I would go back through Rotten Tomatoes’ archive and write about all of the movies that received the dreaded “Zero” rating, meaning that not a single critic deemed legitimate by Rotten Tomatoes gave it a positive score. 

I figured that if any column idea had a chance of succeeding at Rotten Tomatoes it would be The Zeroes but it didn’t take long for them to lose interest and put the column on indefinite hiatus. 

The column isn’t technically dead, but I also haven’t written a new entry in at least five years. I didn’t write up many entries for The Zeroes but the ones I did tended to feature John Travolta. 

I wrote up Staying Alive and Look Who’s Talking Now and finally Life on the Line for The Zeroes.
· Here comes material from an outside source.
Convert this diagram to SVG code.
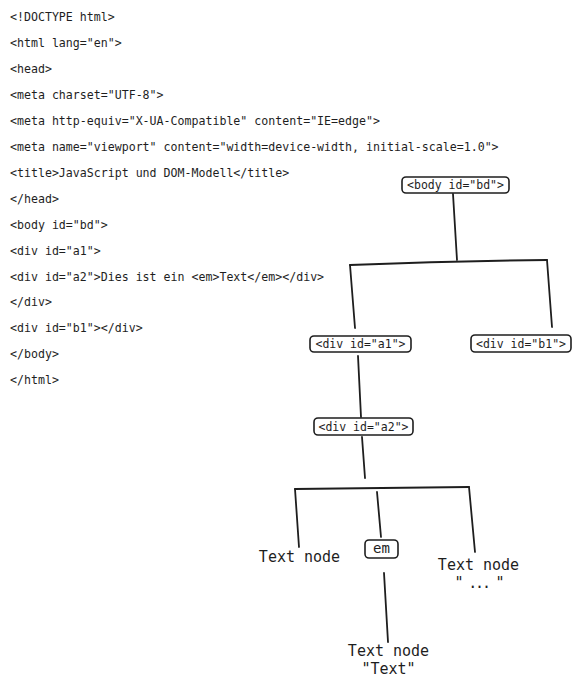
<svg xmlns="http://www.w3.org/2000/svg" width="582" height="689" viewBox="0 0 582 689">
<style>
.code{font-family:"DejaVu Sans Mono","Liberation Mono",monospace;font-size:11.6px;fill:#1e1e1e}
.box{fill:#fff;stroke:#1e1e1e;stroke-width:1.6}
.bt{font-family:"DejaVu Sans Mono","Liberation Mono",monospace;font-size:11.5px;fill:#1e1e1e;text-anchor:middle}
.lbl{font-family:"DejaVu Sans Mono","Liberation Mono",monospace;font-size:15px;fill:#1e1e1e;text-anchor:middle}
.ln{fill:none;stroke:#1e1e1e;stroke-width:1.8;stroke-linecap:round;stroke-linejoin:round}
</style>
<rect width="582" height="689" fill="#fff"/>
<g id="code">
<text class="code" x="10" y="21">&lt;!DOCTYPE html&gt;</text>
<text class="code" x="10" y="47">&lt;html lang="en"&gt;</text>
<text class="code" x="10" y="73">&lt;head&gt;</text>
<text class="code" x="10" y="99">&lt;meta charset="UTF-8"&gt;</text>
<text class="code" x="10" y="125">&lt;meta http-equiv="X-UA-Compatible" content="IE=edge"&gt;</text>
<text class="code" x="10" y="151">&lt;meta name="viewport" content="width=device-width, initial-scale=1.0"&gt;</text>
<text class="code" x="10" y="177">&lt;title&gt;JavaScript und DOM-Modell&lt;/title&gt;</text>
<text class="code" x="10" y="203">&lt;/head&gt;</text>
<text class="code" x="10" y="229">&lt;body id="bd"&gt;</text>
<text class="code" x="10" y="255">&lt;div id="a1"&gt;</text>
<text class="code" x="10" y="281">&lt;div id="a2"&gt;Dies ist ein &lt;em&gt;Text&lt;/em&gt;&lt;/div&gt;</text>
<text class="code" x="10" y="306">&lt;/div&gt;</text>
<text class="code" x="10" y="332">&lt;div id="b1"&gt;&lt;/div&gt;</text>
<text class="code" x="10" y="358">&lt;/body&gt;</text>
<text class="code" x="10" y="384">&lt;/html&gt;</text>
</g>
<g id="connectors">
<path class="ln" d="M453 194 L457 260"/>
<path class="ln" d="M350 265 Q450 261 547 260"/>
<path class="ln" d="M350 265 L355 328"/>
<path class="ln" d="M547 260 L552 327"/>
<path class="ln" d="M358 356 L361 417"/>
<path class="ln" d="M362 437 L365 478"/>
<path class="ln" d="M295 489 Q380 488 469 487"/>
<path class="ln" d="M295 489 L299 547"/>
<path class="ln" d="M377 492 L381 537"/>
<path class="ln" d="M469 487 L475 552"/>
<path class="ln" d="M384 573 L388 642"/>
</g>
<g id="n-body">
<rect class="box" x="402" y="177" width="107" height="16" rx="4"/>
<text class="bt" x="455.5" y="189">&lt;body id="bd"&gt;</text>
</g>
<g id="n-a1">
<rect class="box" x="310" y="336" width="101" height="16" rx="4"/>
<text class="bt" x="360.5" y="348">&lt;div id="a1"&gt;</text>
</g>
<g id="n-b1">
<rect class="box" x="471" y="335" width="100" height="17" rx="4"/>
<text class="bt" x="521" y="347.5">&lt;div id="b1"&gt;</text>
</g>
<g id="n-a2">
<rect class="box" x="314" y="418" width="99" height="17" rx="4"/>
<text class="bt" x="363.5" y="430.5">&lt;div id="a2"&gt;</text>
</g>
<g id="n-em">
<rect class="box" x="365" y="540" width="33" height="18" rx="4"/>
<text class="lbl" x="381.5" y="553" style="font-size:14px">em</text>
</g>
<g id="t1">
<text class="lbl" x="299.5" y="562">Text node</text>
</g>
<g id="t2">
<text class="lbl" x="478.5" y="570">Text node</text>
<text class="lbl" x="478.5" y="588" style="letter-spacing:-2.2px">" ... "</text>
</g>
<g id="t3">
<text class="lbl" x="388.5" y="656">Text node</text>
<text class="lbl" x="388.5" y="674">"Text"</text>
</g>
</svg>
I think I gave them the option of Gottti and Life on the Line and they chose Life on the Line because it was less over-exposed. 

That is true, I suppose, in the sense that Life on the Line was completely obscure. I had no idea it existed and I was only a few years away from embarking on a project where I watched and wrote about ALL of John Travolta’s films. 

It’s easy to see why Life on the Line made no cultural impact whatsoever. It doesn’t feel like a proper motion picture so much as a failed pilot of a CW drama about the sexy, soulful blue-collar hunks who put their lives on the line every day to make sure the power grid is intact so everything can run smoothly. 

Life on the Line opens, confusingly, with a talking head segment involving  Duncan (Devon Sawa) discussing his life as a lineman and the the deadly, destructive storm at the film’s core. 

There are one or two more faux-documentary moments throughout the film but otherwise Life on the Line forgets that it’s a mockumentary or a docudrama or anything other than a bunch of testosterone-poisoned hooey. 

We then segue to a prelude chronicling how a lineman named Danny Ginner (Ty Olson) lost his life on the job one bleak, awful, rainy night. In a deeply unfortunate turn of events, Danny’s wife and the mother of his daughter Bailey (Kate Bosworth) dies in a fatal car accident the same terrible evening her husband is roasted like a marshmallow at a campfire by an errant blast of lightning. 

We then fast-forward fifteen years. Bailey is now a twenty-three year old waitress living with her Uncle Beau (John Travolta), who is head lineman and very protective of his deeply traumatized niece. 

So when Duncan (Travolta’s future The Fanatic nemesis Devon Saws in a less iconically terrible role/film) takes an interest in Beau’s beautiful niece, he is less than overjoyed. It’s almost as if he will have to make a dramatic, climactic display of heroism to prove himself in the other man’s eyes.

Duncan’s drunken, burn out mother (Sharon Stone) is even less impressed by the handsome young lineman. When he tells her that he’s a lineman she blearily, boozily and not at all helpfully reminds him that his father was a lineman, and he fucking died on the job like a total fucking loser and why on earth would anyone want a job like that? 

Stone makes quite an impression in her five minutes onscreen as the mom from hell. They aren’t positive. She seems to have followed the Shelley Winters path from sexy bombshell to scenery-devouring ham. 

Life on the Line follows the dreary, dishwater grey lead-up to a storm the film never stops teasing as the glorious climax that will be the film’s redemption. When the storm hits, however, it’s more like a drizzle, albeit with the requisite melodrama and casualties. 

The storm in Life on the Line is like the Storm of Q mythology: a colossal disappointment. The filmmakers have deluded themselves into thinking that the lives of linemen are inherently dramatic and cinematic and begging to be dramatized on the big screen. 

It’s easy to see why. Linemen are legitimately heroes who risk their lives for our comfort and safety. They could die on the job any day. It’s apparently the fourth most dangerous job in the world. 

That’s not how it plays out, however. Watching men with unflattering facial hair in bright orange garb trying to fix things in the rain is nowhere near as dynamic or exciting as the film seems to think. 

Life on the Line shines a heroic spotlight on overlooked heroes but the linemen and women of the world deserves better than this empty, achingly dull celebration of their lives and careers.